Nel corso di un reportage di Al Jazeera sull’uso della tortura da parte di Israele contro i detenuti palestinesi, Qadura Faris, capo della Palestinian Prisoner Society, ha dichiarato: “La sicurezza israeliana vuole lasciare un segno sulla psiche di coloro che detiene: la resistenza ha un prezzo ed è pesante.”
I metodi di tortura usati da Israele includono posizioni di stress, percosse che provocano gravi ferite, privazione del sonno, ricatti emotivi, minacce di tortura contro i familiari dei detenuti e il trasferimento dei detenuti in prigioni segrete. In un caso riportato dall’Arabic for conscience Prisoner Support and Human Rights Association (Addameer): “Il duro pestaggio è stato commesso con l’intenzione di uccidere il detenuto”.
Israele consente l’uso della tortura nei cosiddetti “casi eccezionali” ed esonera i funzionari coinvolti nella tortura dalla responsabilità penale. Questa ambiguità ha contribuito a un uso dilagante della tortura contro i detenuti palestinesi detenuti nelle carceri israeliane. Reclami alle autorità non hanno prodotto alcun risultato. La tattica israeliana di privare dei legali i detenuti torturati durante gli interrogatori ostacola anche il riconoscimento immediato e la consapevolezza delle violazioni dei diritti umani che si verificano.

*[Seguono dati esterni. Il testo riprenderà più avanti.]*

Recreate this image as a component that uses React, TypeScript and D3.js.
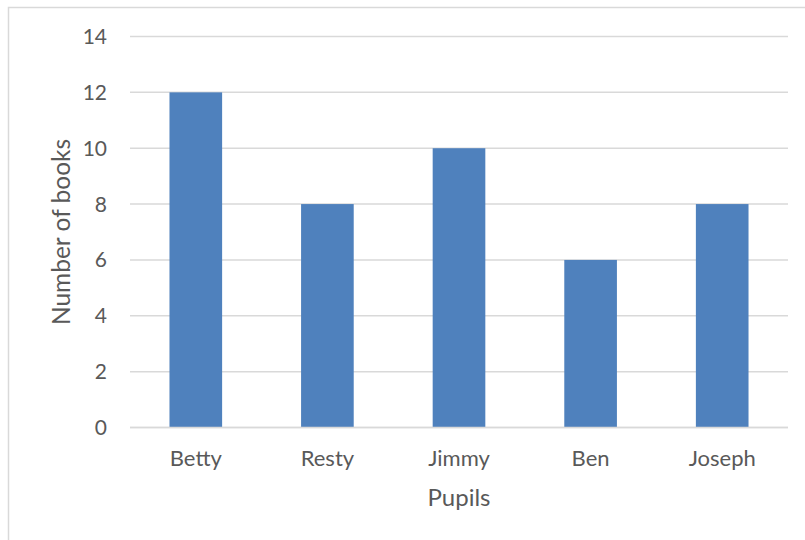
import React from "react";
import * as d3 from "d3";

const pupils = ["Betty", "Resty", "Jimmy", "Ben", "Joseph"];
const books = [12, 8, 10, 6, 8];
const yTicks = [0, 2, 4, 6, 8, 10, 12, 14];
const xTitle = "Pupils";
const yTitle = "Number of books";

const W = 805;
const H = 540;
const plot = { left: 130, right: 788, top: 36.5, bottom: 427.5 };
const FONT = "Lato, 'Open Sans', sans-serif";
const TEXT = "#595959";

export default function App() {
  const x = d3
    .scaleBand<string>()
    .domain(pupils)
    .range([plot.left, plot.right])
    .paddingInner(0.6)
    .paddingOuter(0.3);
  const y = d3.scaleLinear().domain([0, 14]).range([plot.bottom, plot.top]);

  return (
    <svg
      width={W}
      height={H}
      style={{ position: "absolute", left: 0, top: 0, background: "#fff" }}
    >
      <rect x={8.5} y={7.5} width={W} height={H} fill="#fff" stroke="#d9d9d9" strokeWidth={1.5} />
      {yTicks.map((t) => (
        <g key={t}>
          <line
            x1={plot.left}
            x2={plot.right}
            y1={y(t)}
            y2={y(t)}
            stroke="#d9d9d9"
            strokeWidth={1.5}
          />
          <text
            x={107}
            y={y(t)}
            dy="0.36em"
            textAnchor="end"
            fontFamily={FONT}
            fontSize={21}
            fill={TEXT}
          >
            {t}
          </text>
        </g>
      ))}
      {pupils.map((p, i) => (
        <g key={p}>
          <rect
            x={x(p)!}
            y={y(books[i])}
            width={x.bandwidth()}
            height={y(0) - y(books[i])}
            fill="#4f81bd"
          />
          <text
            x={x(p)! + x.bandwidth() / 2}
            y={458}
            dy="0.36em"
            textAnchor="middle"
            fontFamily={FONT}
            fontSize={22}
            fill={TEXT}
          >
            {p}
          </text>
        </g>
      ))}
      <line x1={plot.left} x2={plot.right} y1={y(0)} y2={y(0)} stroke="#d9d9d9" strokeWidth={1.5} />
      <text
        x={(plot.left + plot.right) / 2}
        y={497}
        dy="0.36em"
        textAnchor="middle"
        fontFamily={FONT}
        fontSize={24}
        fill={TEXT}
      >
        {xTitle}
      </text>
      <text
        transform={`translate(61, ${(plot.top + plot.bottom) / 2}) rotate(-90)`}
        dy="0.36em"
        textAnchor="middle"
        fontFamily={FONT}
        fontSize={24.5}
        fill={TEXT}
      >
        {yTitle}
      </text>
    </svg>
  );
}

Un ultimo aggiornamento di Addameer sulla tortura nelle carceri israeliane, dall’agosto 2019, mostra come Israele manipoli il suo cosiddetto ”stato di eccezione” al fine di eludere il divieto assoluto di tortura previsto dal diritto internazionale. La narrativa sulla “sicurezza di Israele” – una merce che è diventata parte della retorica tradizionale e adottata a livello globale – fornisce la scappatoia legale all’interno della legislazione israeliana per consentire la tortura sistematica dei detenuti palestinesi.
Dato che i palestinesi, senza eccezione, sono tutti considerati una presunta minaccia per Israele, non esistono parametri che escludano i detenuti dalla tortura. Al contrario, piuttosto che proteggere i loro diritti, i palestinesi nelle carceri israeliane rischiano ulteriori violazioni, mentre gli autori di tale violenze sono immuni dall’azione penale, attraverso la stessa narrativa sulla sicurezza che consente la tortura dei palestinesi.
Secondo il comitato pubblico contro la tortura in Israele (PCATI) “ […] dal 2001, sono state presentate circa 1.200 denunce di tortura durante gli interrogatori israeliani. Tutti i casi sono stati chiusi senza una singola accusa”. Addameer osserva inoltre che la tortura è classificata come un crimine di guerra – un punto pertinente, in quanto Israele deve affrontare una possibile indagine presso il Tribunale penale internazionale (ICC).
È interessante notare che Addameer cita una dichiarazione di Nils Melzer, il relatore speciale delle Nazioni Unite sulla tortura, che traccia in termini di occupazione e tortura i confronti tra la presenza americana a Guantanamo e la trincea coloniale israeliana in Palestina. Sia Israele che gli Stati Uniti, afferma, stanno dando l’esempio dell’impunità quando si tratta della tortura dei detenuti.
Dal 1967, 73 prigionieri palestinesi sono stati uccisi in seguito a torture nelle carceri israeliane. I sopravvissuti alla tortura non possono ricorrere alla giustizia, poiché è Israele a decidere se aprire un’indagine.
Nel frattempo, la comunità internazionale continua a ignorare tali flagranti violazioni dei diritti umani ed i crimini di guerra di Israele. In effetti, se la comunità internazionale prestasse meno importanza alla narrativa sulla sicurezza di Israele e si preoccupasse principalmente delle violazioni giustificate dal suo presunto diritto di difendersi, ci sarebbe più coesione riguardo all’importanza legale di ritenere Israele responsabile della sua repressione del popolo palestinese.